Aoife Mawn – Music Editor
My Debs was a rollercoaster of emotions. Highs and lows all round. First, I won Debs queen, a highlight of my secondary school career, and despite not getting a much wanted tiara, I revelled in my free shot and the drinks that were being handed to me as congratulations. While still on this high, we crossed the road from where we were having our meal to the nightclub where the rest of the party was going on. As I walked in the door, delighted with my new title, I spotted the guy I’d been seeing casually for a few months shifting my best friend’s brother’s date – in the doorway, for all to see. I stopped dead in my tracks and stared, but quickly composed myself and carried on with my night. In retaliation for this, later, I got with my long-time crush (who came out as gay a few months after). I also blew the entirety of my €70 budget, but found €20 on the dancefloor and €50 on the floor at breakfast. My night ended holding back my friends hair while she puked into her doggy bag on the bus. Was it the most eventful night of my life? Absolutely.
Heather Reynolds – Arts and Lit Editor
The Debs were the most criminally overrated night of my young life. Under eighteen, living my rockabilly fantasy, and woefully sober (the venue didn’t stock gluten free beer, also, underage drinking is bad), it was far too long, far too warm, and the food wasn’t even good enough to justify the amount of time I spent explaining to the waiter exactly why I couldn’t eat the pasta dish. As the token sober person of the night, I broke up two fights, spent half the night walking people in higher heels to the bathroom or smoking area, and had to deal with every person I’d had a minor falling out with since Junior Infants wanting to “bury the hatchet” after they’d downed their fifth vodka cranberry. This included the twink who called me out publicly in a Paris underground for unfriending him on Facebook. Plus, my year was too coupled up for any single person to even attempt getting the shift without risking being called a homewrecker. After they finally freed us from the basement club we’d been locked in at five in the morning, the only thing in the complimentary breakfast I could have was coffee. It’s not an experience I’d relive again sober, much less for €75.

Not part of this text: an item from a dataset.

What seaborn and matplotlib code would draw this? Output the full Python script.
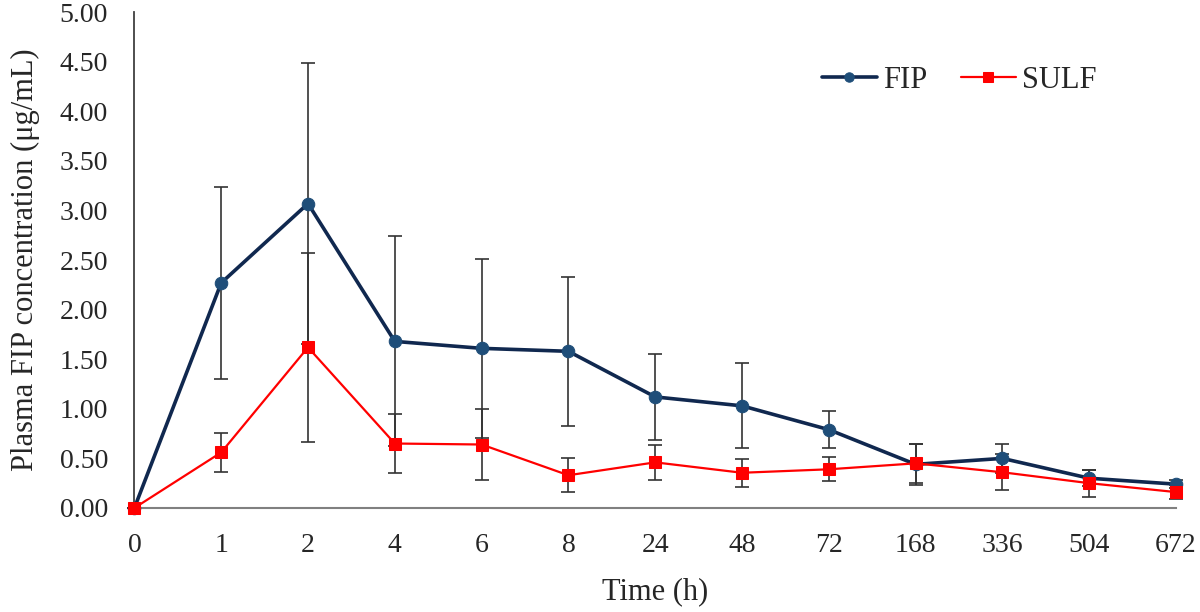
import pandas as pd
import seaborn as sns
import matplotlib.pyplot as plt
import numpy as np

# Sampling times (h) and plasma FIP concentrations (mean and SD)
times = ['0', '1', '2', '4', '6', '8', '24', '48', '72', '168', '336', '504', '672']
fip_mean = [0, 2.27, 3.07, 1.68, 1.61, 1.58, 1.12, 1.03, 0.79, 0.44, 0.50, 0.30, 0.24]
fip_sd = [0, 0.97, 1.42, 1.06, 0.90, 0.75, 0.43, 0.43, 0.19, 0.21, 0.145, 0.08, 0.04]
sulf_mean = [0, 0.56, 1.62, 0.65, 0.64, 0.33, 0.46, 0.355, 0.39, 0.45, 0.36, 0.25, 0.16]
sulf_sd = [0, 0.195, 0.95, 0.30, 0.36, 0.17, 0.18, 0.14, 0.12, 0.20, 0.18, 0.135, 0.07]

sns.set_style('white')
plt.rcParams['font.family'] = ['Liberation Serif', 'DejaVu Serif']

df = pd.DataFrame({
    'time': times * 2,
    'conc': fip_mean + sulf_mean,
    'sd': fip_sd + sulf_sd,
    'group': ['FIP'] * len(times) + ['SULF'] * len(times),
})

fig, ax = plt.subplots(figsize=(12, 6.12), dpi=100)
fig.subplots_adjust(left=0.112, right=0.98, top=0.98, bottom=0.17)

colors = {'FIP': '#10284f', 'SULF': '#ff0000'}

# error bars first so the markers sit on top
for g in ['FIP', 'SULF']:
    d = df[df.group == g]
    ax.errorbar(d.time, d.conc, yerr=d.sd, fmt='none', ecolor='#333333',
                elinewidth=1.2, capsize=5, capthick=1.2, zorder=1, clip_on=False)

sns.lineplot(data=df[df.group == 'FIP'], x='time', y='conc', ax=ax, color=colors['FIP'],
             marker='o', markersize=9, markerfacecolor='#1f4e79', markeredgecolor='#1f4e79',
             linewidth=2.6, label='FIP', zorder=3, clip_on=False, sort=False)
sns.lineplot(data=df[df.group == 'SULF'], x='time', y='conc', ax=ax, color=colors['SULF'],
             marker='s', markersize=9, markeredgecolor='#ff0000',
             linewidth=1.6, label='SULF', zorder=4, clip_on=False, sort=False)

ax.set_xlim(0, len(times) - 1)
ax.set_ylim(0, 5)
ax.set_yticks(np.arange(0, 5.01, 0.5))
ax.set_yticklabels([f'{v:.2f}' for v in np.arange(0, 5.01, 0.5)])
ax.tick_params(axis='both', labelsize=20, length=0)
ax.tick_params(axis='y', pad=19)
ax.tick_params(axis='x', pad=18)

ax.set_xlabel('Time (h)', fontsize=22, labelpad=14)
ax.set_ylabel('Plasma FIP concentration (μg/mL)', fontsize=22, labelpad=14)

sns.despine(ax=ax)
ax.spines['left'].set_color('#404040')
ax.spines['left'].set_linewidth(1.3)
ax.spines['bottom'].set_color('#808080')
ax.spines['bottom'].set_linewidth(1.5)

ax.legend(loc='center left', bbox_to_anchor=(0.66, 0.862), ncol=2, frameon=False,
          fontsize=22, handlelength=1.8, handletextpad=0.2, columnspacing=1.1,
          borderpad=0, borderaxespad=0, markerscale=0.75)

fig.savefig('out.png')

Emma Kiely – Film and TV Editor
It’s a hard question to answer as it relies on one’s own expectations. I, being brainwashed by rom-coms and guy-gets-girl high-school films, thought that I would ride off into the sunset with the guy of my dreams after the debs. Not so much.
Around a week before the boy’s school debs I was asked to be a date, by a guy I had never even set eyes on before. He asked me because our dads were in business together and he must have had a creep on my Facebook page. I did think it a little odd but hey, any excuse to spend extortionate amounts of money on clothes and self-pampering, not too bad.
We met for the first time at his house on the day of the debs. He was nice, I was drunk. A perfect combination for plutonic comradery, but for romance, not the best vibe. Now, if my life was applied with the rules of films, we would have fallen in love at first sight, have a great night and ride off into the sunset. In reality, we parted ways after the dinner, and never saw each other again. The most romantic part of the evening was a handsome waiter letting me keep the naggin I had strapped to my thigh.
Tara Hanneffy – Otwo Co-editor
Ugh, the debs. To this day, I’ve never understood why some people always went to such extortionate lengths to get themselves invited to every debs in the county. And I’m being serious; there were some folk in my year at school that practically had a career as a debs date. Anyway, I’d easily call it the most overrated night of my life – I had more fun at Arts ball in first year. Understandably, I was really excited the first time around. I couldn’t wait to get dolled up, get loads of pictures taken, and dance the night away. Then I had to sit through the average dinner; watch people get escorted out for drunken behaviour FAR too early on in the evening; suffer many, many hours being locked in the Palace nightclub in Tullamore; listen to some guy drunkenly sob that he’d spilled his pint on a speaker and endure the stench of vomit in the bathrooms all night. I did all this sober, and the appeal very, very rapidly wore off. And the worst part? I had to repeat the whole sorry rigmarole the week after: same date, same venue. Same torture.